Search the listing for the string "matplotlib" and copy every line that contains it.
»»
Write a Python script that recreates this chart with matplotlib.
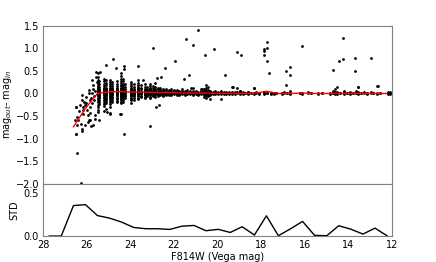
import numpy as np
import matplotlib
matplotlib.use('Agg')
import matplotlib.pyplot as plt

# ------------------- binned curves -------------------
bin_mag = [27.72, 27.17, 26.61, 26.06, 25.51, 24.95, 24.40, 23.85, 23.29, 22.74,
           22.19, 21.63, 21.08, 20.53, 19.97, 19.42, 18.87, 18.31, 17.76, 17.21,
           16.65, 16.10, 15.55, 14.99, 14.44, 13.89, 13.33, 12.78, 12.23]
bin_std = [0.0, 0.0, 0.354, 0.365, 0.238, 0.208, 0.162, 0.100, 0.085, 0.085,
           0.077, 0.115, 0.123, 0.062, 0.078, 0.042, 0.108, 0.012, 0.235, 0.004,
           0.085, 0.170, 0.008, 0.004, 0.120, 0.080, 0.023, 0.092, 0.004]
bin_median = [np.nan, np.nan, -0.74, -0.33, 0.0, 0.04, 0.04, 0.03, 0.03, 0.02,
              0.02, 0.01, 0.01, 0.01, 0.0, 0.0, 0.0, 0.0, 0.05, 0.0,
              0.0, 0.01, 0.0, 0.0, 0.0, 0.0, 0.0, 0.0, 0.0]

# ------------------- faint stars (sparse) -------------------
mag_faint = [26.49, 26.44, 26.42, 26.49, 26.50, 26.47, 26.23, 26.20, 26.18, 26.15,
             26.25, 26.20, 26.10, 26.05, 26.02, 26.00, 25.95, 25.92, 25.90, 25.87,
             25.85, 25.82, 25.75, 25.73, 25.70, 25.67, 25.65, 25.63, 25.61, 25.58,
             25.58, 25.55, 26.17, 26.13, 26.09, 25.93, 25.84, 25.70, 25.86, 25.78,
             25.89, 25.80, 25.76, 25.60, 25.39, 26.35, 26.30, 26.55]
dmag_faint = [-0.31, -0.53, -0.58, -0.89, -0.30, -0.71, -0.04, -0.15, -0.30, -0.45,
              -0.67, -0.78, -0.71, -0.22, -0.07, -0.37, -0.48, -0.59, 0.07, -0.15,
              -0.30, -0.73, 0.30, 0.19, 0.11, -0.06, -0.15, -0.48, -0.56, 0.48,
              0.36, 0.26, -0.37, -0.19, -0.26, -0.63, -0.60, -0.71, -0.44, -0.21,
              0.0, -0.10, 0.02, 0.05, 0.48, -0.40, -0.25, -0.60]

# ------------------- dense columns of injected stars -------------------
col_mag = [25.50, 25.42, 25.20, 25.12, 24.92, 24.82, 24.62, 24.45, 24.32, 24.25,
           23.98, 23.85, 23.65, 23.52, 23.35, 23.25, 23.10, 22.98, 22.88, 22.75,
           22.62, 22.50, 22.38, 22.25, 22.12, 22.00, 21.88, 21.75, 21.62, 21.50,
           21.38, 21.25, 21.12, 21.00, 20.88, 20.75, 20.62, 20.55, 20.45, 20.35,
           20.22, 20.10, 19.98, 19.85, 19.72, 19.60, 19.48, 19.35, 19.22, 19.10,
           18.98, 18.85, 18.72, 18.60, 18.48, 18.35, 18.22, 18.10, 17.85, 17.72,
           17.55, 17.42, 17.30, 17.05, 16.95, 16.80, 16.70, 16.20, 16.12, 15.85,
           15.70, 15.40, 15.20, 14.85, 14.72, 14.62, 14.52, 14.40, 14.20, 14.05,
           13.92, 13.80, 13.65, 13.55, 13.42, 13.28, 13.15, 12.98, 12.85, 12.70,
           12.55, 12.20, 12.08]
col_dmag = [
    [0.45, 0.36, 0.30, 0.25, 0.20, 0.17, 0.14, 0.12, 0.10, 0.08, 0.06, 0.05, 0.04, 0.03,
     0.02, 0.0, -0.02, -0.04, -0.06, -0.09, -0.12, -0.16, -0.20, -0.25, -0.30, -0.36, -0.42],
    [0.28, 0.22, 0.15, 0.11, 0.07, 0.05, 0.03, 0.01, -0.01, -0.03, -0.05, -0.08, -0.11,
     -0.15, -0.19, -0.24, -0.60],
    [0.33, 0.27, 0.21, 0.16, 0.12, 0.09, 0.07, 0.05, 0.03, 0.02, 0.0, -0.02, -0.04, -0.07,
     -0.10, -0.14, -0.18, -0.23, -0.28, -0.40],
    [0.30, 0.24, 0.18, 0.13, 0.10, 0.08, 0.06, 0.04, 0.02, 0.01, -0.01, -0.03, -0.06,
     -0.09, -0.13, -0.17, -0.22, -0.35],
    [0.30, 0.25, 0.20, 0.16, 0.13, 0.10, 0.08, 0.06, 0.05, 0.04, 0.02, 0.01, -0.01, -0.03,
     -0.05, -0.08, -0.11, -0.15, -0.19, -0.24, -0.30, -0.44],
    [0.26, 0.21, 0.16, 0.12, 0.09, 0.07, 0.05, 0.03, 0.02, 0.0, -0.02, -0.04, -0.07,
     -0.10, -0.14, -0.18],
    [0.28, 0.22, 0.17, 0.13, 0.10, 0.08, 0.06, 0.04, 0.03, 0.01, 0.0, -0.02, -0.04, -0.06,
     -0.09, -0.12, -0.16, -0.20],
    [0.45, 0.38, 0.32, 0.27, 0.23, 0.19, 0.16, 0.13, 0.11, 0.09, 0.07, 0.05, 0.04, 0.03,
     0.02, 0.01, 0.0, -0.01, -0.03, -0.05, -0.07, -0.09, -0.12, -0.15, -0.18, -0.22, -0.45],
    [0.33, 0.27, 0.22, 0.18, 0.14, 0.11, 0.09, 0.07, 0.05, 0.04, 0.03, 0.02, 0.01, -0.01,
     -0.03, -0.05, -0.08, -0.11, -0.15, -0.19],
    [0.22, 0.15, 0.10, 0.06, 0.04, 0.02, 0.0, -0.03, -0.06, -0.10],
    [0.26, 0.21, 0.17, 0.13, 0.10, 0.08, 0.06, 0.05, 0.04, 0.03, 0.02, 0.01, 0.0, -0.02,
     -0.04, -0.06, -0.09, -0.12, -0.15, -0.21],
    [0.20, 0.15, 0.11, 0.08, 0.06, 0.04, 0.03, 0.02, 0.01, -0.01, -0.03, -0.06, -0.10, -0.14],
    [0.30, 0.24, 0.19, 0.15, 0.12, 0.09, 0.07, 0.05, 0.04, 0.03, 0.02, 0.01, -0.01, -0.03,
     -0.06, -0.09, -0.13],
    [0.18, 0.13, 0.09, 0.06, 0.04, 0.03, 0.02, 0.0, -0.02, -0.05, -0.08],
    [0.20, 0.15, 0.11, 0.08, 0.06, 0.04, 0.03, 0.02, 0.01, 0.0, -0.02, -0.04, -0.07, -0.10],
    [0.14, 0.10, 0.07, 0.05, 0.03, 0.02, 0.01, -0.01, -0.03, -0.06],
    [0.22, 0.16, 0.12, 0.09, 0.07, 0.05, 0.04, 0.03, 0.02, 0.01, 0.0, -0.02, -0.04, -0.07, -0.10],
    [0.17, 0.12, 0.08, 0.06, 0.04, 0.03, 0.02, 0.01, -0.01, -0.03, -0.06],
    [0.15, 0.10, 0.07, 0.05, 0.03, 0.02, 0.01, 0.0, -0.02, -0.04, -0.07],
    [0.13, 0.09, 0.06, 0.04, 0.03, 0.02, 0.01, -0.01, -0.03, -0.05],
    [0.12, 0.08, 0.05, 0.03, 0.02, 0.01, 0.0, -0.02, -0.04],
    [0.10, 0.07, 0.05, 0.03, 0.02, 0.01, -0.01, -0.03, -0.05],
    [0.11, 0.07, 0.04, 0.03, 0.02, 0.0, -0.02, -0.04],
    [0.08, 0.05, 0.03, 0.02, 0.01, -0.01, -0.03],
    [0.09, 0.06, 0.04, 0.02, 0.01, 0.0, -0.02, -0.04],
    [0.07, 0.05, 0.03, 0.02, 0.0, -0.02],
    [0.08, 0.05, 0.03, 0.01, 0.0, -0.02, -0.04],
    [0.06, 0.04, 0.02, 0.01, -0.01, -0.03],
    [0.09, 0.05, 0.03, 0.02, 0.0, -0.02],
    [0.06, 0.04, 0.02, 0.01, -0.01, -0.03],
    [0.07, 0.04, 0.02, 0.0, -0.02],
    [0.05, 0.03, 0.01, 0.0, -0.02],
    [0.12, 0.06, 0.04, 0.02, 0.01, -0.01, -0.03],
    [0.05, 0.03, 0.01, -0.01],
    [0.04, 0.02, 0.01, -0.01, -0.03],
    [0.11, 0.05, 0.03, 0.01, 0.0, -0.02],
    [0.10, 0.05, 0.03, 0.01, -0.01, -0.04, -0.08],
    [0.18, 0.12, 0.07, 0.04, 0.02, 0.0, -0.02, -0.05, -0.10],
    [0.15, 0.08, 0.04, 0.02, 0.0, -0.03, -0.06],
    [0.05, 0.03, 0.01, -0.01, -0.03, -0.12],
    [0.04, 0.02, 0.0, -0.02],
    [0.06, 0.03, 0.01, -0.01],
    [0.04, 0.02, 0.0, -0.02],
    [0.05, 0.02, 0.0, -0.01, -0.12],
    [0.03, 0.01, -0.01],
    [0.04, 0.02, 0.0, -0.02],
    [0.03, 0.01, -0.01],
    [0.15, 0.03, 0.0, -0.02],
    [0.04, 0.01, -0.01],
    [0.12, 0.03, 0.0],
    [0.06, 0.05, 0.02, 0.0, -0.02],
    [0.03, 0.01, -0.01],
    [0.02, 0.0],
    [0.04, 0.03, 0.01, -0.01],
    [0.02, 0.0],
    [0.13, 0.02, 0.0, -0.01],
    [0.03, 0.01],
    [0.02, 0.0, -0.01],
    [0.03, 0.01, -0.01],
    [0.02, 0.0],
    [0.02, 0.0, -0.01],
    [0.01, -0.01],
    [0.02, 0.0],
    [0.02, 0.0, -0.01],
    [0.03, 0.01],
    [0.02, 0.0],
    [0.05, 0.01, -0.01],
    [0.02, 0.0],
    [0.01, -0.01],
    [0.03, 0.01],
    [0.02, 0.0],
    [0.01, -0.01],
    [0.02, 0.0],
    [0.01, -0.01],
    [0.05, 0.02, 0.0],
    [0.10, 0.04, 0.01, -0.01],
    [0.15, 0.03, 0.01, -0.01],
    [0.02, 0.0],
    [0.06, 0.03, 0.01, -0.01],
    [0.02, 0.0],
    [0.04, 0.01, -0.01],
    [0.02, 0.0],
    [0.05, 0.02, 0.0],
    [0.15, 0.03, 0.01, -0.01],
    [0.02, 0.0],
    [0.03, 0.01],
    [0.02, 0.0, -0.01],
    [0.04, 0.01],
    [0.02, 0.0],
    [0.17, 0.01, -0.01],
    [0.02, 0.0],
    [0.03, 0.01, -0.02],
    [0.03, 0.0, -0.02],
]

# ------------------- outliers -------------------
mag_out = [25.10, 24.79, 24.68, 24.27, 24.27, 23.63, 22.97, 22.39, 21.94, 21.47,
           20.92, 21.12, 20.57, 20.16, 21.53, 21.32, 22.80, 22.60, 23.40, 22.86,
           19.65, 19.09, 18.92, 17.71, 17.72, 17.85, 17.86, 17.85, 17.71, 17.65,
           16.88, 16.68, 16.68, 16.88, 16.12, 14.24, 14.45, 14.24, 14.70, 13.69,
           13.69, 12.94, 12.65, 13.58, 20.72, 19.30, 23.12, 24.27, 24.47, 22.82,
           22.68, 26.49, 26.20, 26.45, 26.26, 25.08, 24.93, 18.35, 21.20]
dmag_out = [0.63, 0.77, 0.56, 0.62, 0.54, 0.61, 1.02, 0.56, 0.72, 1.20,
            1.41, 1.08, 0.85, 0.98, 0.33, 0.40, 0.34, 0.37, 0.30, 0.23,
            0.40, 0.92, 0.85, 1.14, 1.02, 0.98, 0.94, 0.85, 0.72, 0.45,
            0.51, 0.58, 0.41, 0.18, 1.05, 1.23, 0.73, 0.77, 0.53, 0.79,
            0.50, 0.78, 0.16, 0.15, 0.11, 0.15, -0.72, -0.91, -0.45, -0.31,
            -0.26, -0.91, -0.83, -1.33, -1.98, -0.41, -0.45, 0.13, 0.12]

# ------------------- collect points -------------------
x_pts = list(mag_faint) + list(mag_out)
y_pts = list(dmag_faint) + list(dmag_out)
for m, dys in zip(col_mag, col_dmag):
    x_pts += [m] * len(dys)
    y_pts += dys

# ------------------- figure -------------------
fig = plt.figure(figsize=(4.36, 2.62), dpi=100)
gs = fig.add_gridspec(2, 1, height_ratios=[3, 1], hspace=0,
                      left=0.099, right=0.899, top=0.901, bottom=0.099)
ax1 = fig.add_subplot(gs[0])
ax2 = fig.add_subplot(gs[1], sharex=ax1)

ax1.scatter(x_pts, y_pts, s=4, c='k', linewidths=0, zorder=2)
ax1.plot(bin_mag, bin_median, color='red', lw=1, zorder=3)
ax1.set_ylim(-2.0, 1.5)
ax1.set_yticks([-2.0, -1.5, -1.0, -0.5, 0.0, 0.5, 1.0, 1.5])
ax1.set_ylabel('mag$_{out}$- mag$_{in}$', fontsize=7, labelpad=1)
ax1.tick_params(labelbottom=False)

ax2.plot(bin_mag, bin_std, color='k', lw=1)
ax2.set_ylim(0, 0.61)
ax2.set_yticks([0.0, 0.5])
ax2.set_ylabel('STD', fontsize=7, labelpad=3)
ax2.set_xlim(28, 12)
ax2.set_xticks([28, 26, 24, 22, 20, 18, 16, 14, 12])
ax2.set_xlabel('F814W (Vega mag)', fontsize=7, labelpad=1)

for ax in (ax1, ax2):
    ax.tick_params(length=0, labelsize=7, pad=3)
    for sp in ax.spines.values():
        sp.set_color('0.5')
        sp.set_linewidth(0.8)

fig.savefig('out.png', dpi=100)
««
* ANSWER FOR THE TASK
Write a Python script that recreates this chart with matplotlib.
import matplotlib
matplotlib.use('Agg')
import matplotlib.pyplot as plt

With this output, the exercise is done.